Red Dust Healing: The Importance of Cultural Healing Programs written from an Indigenous Perspective
29 May 2019 | Blog
“Certainly, what has been done cannot be undone. But what can now be done to remedy the deeds of yesterday must not be put off till tomorrow.” These were the words of Pope John Paul II in his address to the First Australians in Blatherskite Park in Alice Springs in 1986, and they hold just as true today, as they did in 1986.
Caritas Australia has walked in solidarity with the First Peoples of Australia for over 40 years, being guided by respect and a belief in subsidiarity. In the words of NATSICC, ‘self-determination, pride and self-respect are the banks of the river through which the waters of Aboriginal and Torres Strait Islander life flows.’ Community members are best placed to understand the issues that affect them, and to formulate the subsequent solutions.
Red Dust Healing is a specific cultural healing program created and delivered by Tom Powell, which engages and encourages Aboriginal and Torres Strait Islander men, women and families to confront rejection and anger in their life. The program is delivered through one or three day workshops and examines the intergenerational effects of colonisation on the mental, physical and spiritual well-being of Aboriginal and Torres Strait Islander families.

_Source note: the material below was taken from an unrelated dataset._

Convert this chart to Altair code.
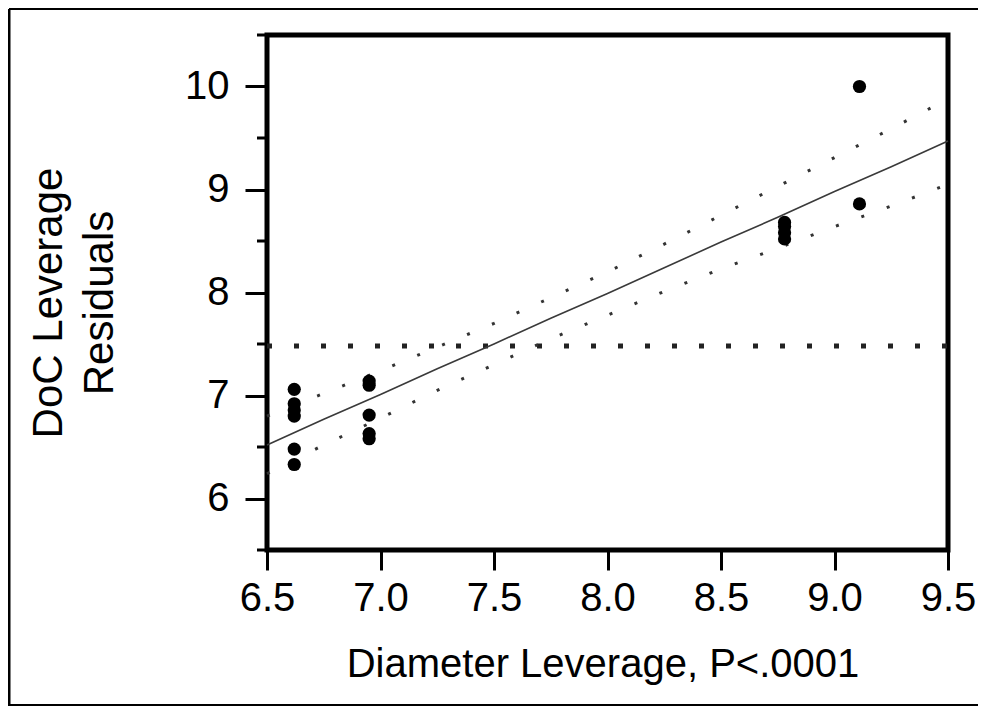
import altair as alt
import pandas as pd

# ---- data ----
pt_x = [6.62, 6.62, 6.62, 6.62, 6.62, 6.62,
        6.95, 6.95, 6.95, 6.95, 6.95,
        8.78, 8.78, 8.78, 8.78,
        9.11, 9.11]
pt_y = [7.06, 6.92, 6.86, 6.80, 6.48, 6.33,
        7.14, 7.10, 6.81, 6.63, 6.58,
        8.68, 8.64, 8.58, 8.52,
        10.00, 8.86]

fit_x = [6.5, 6.75, 7.0, 7.25, 7.5, 7.75, 8.0, 8.25, 8.5, 8.75, 9.0, 9.25, 9.5]
fit_y = [6.52, 6.77, 7.01, 7.26, 7.50, 7.75, 7.99, 8.24, 8.49, 8.73, 8.98, 9.22, 9.47]
upper_y = [6.80, 7.02, 7.24, 7.47, 7.70, 7.95, 8.20, 8.47, 8.75, 9.03, 9.31, 9.59, 9.88]
lower_y = [6.24, 6.52, 6.78, 7.05, 7.30, 7.55, 7.78, 8.01, 8.23, 8.43, 8.64, 8.84, 9.05]

mean_x = [6.5, 9.5]
mean_y = [7.48, 7.48]

x_ticks = [6.5, 7.0, 7.5, 8.0, 8.5, 9.0, 9.5]
y_ticks = [6, 7, 8, 9, 10]
y_minor = [5.5, 6.5, 7.5, 8.5, 9.5, 10.5]

x_title = "Diameter Leverage, P<.0001"
y_title = ["DoC Leverage", "Residuals"]

FONT = "Liberation Sans"

xs = alt.Scale(domain=[6.5, 9.5], nice=False, zero=False)
ys = alt.Scale(domain=[5.5, 10.5], nice=False, zero=False)

x_axis = alt.Axis(values=x_ticks, format=".1f", title=None, labelFont=FONT,
                  labelFontSize=40, labelColor="black", tickSize=20, tickWidth=3,
                  tickColor="black", domain=False, grid=False, labelPadding=8,
                  labelFlush=False, labelOverlap=False)
y_axis = alt.Axis(values=y_ticks, format="d", title=None, labelFont=FONT,
                  labelFontSize=40, labelColor="black", tickSize=22, tickWidth=3,
                  tickColor="black", domain=False, grid=False, labelPadding=16,
                  labelFlush=False, labelOverlap=False)


def X(field):
    return alt.X(f"{field}:Q", scale=xs, axis=x_axis)


def Y(field):
    return alt.Y(f"{field}:Q", scale=ys, axis=y_axis)


pts = pd.DataFrame({"x": pt_x, "y": pt_y})
fit = pd.DataFrame({"x": fit_x, "fit": fit_y, "up": upper_y, "lo": lower_y})
mean = pd.DataFrame({"x": mean_x, "y": mean_y})
minor = pd.DataFrame({"v": y_minor})
one = pd.DataFrame({"a": [0]})

points = alt.Chart(pts).mark_circle(size=175, color="black", opacity=1).encode(
    x=X("x"), y=Y("y"))

fit_line = alt.Chart(fit).mark_line(color="#3a3a3a", strokeWidth=1.6).encode(
    x=X("x"), y=Y("fit"))
up_line = alt.Chart(fit).mark_line(color="#333333", strokeWidth=3,
                                   strokeDash=[3, 24]).encode(x=X("x"), y=Y("up"))
lo_line = alt.Chart(fit).mark_line(color="#333333", strokeWidth=3,
                                   strokeDash=[3, 24]).encode(x=X("x"), y=Y("lo"))
mean_line = alt.Chart(mean).mark_line(color="#222222", strokeWidth=5,
                                      strokeDash=[5, 22]).encode(x=X("x"), y=Y("y"))

minor_ticks = alt.Chart(minor).mark_rule(color="black", strokeWidth=3, clip=False).encode(
    y=Y("v"), x=alt.value(-10), x2=alt.value(0))

xt = alt.Chart(one).mark_text(text=x_title, font=FONT, fontSize=40, color="black",
                              align="center", baseline="alphabetic").encode(
    x=alt.value(336), y=alt.value(642))

yt = alt.Chart(one).mark_text(text=y_title, font=FONT, fontSize=42, color="black",
                              align="center", baseline="alphabetic", angle=270,
                              lineHeight=51).encode(
    x=alt.value(-205), y=alt.value(268))

# outer page frame: left, top and bottom edges only
frame_left = alt.Chart(one).mark_rule(color="black", strokeWidth=3, clip=False).encode(
    x=alt.value(-258), y=alt.value(-26), y2=alt.value(671))
frame_top = alt.Chart(one).mark_rule(color="black", strokeWidth=2, clip=False).encode(
    x=alt.value(-258), x2=alt.value(711), y=alt.value(-26))
frame_bottom = alt.Chart(one).mark_rule(color="black", strokeWidth=2, clip=False).encode(
    x=alt.value(-258), x2=alt.value(711), y=alt.value(670))

chart = alt.layer(frame_left, frame_top, frame_bottom, mean_line, up_line, lo_line,
                  fit_line, points, minor_ticks, xt, yt).properties(
    width=681, height=515,
    autosize=alt.AutoSizeParams(type="none"),
    padding={"left": 259, "top": 27, "right": 31, "bottom": 157},
    background="white",
).configure_view(stroke="black", strokeWidth=5).configure_axis(grid=False, domain=False)

chart.save("out.html", embed_options={"renderer": "svg", "actions": False})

Uncle Tom during a healing workshop. Photo: Caritas Australia
In all its programs, Caritas is driven by the Integral Human Development approach, which ensures that development covers all aspects of the human life- social, economic, political, cultural, personal and spiritual. In a recent evaluation of the Red Dust Healing Program, we see that Tom’s work brings these values to life.
‘Red Dust has been designed by an Aboriginal person and I think that insight into what Aboriginal people have been suffering, and need to step forward for, and realise the hurts and experienced it themselves. A lot of what he [the facilitator] experienced were tough times that led him to develop these programs and these tools. It’s got to come from that [the heart] and you can’t help but feel that. It has to be culturally appropriate and I truly believe it has to be Aboriginal people to drive this program and it is being driven [by Aboriginal people in Red Dust]. That’s why, to me, it is a success – it has to be driven by Aboriginal people who know the full background and know the hurts and things that have been experienced over the years. I don’t think anyone can understand that unless you’ve experienced it yourself, and certainly it comes through in this program.’
‘The main benefit (for Aboriginal people) is that their spirit heals, it actually does heal. It actually comes together again, if you can visualise that. All things are possible from that place. And you can move forward. So your spirit heals and it’s about integration. It doesn’t matter what anyone does to us, we are whole, we are spirit. Hold your head up high, know that you’re worth it, that you’re as valuable as anyone else and be proud of the colour of your skin. Be proud of it and your people are with you. And Red Dust Healing brings you back to that place.’
Earlier last year, Tom was recognised for his outstanding achievements at the Annual Mental Health Matters Awards, receiving the Aboriginal Social and Emotional Wellbeing Award for his dedication to improving the mental health of the Aboriginal and Torres Strait Islander community.
It is through Tom’s great work that we are reminded of Pope Paul VI’s words, “it is not just a question of eliminating hunger and reducing poverty…it involves building a human community where all can live truly human lives.”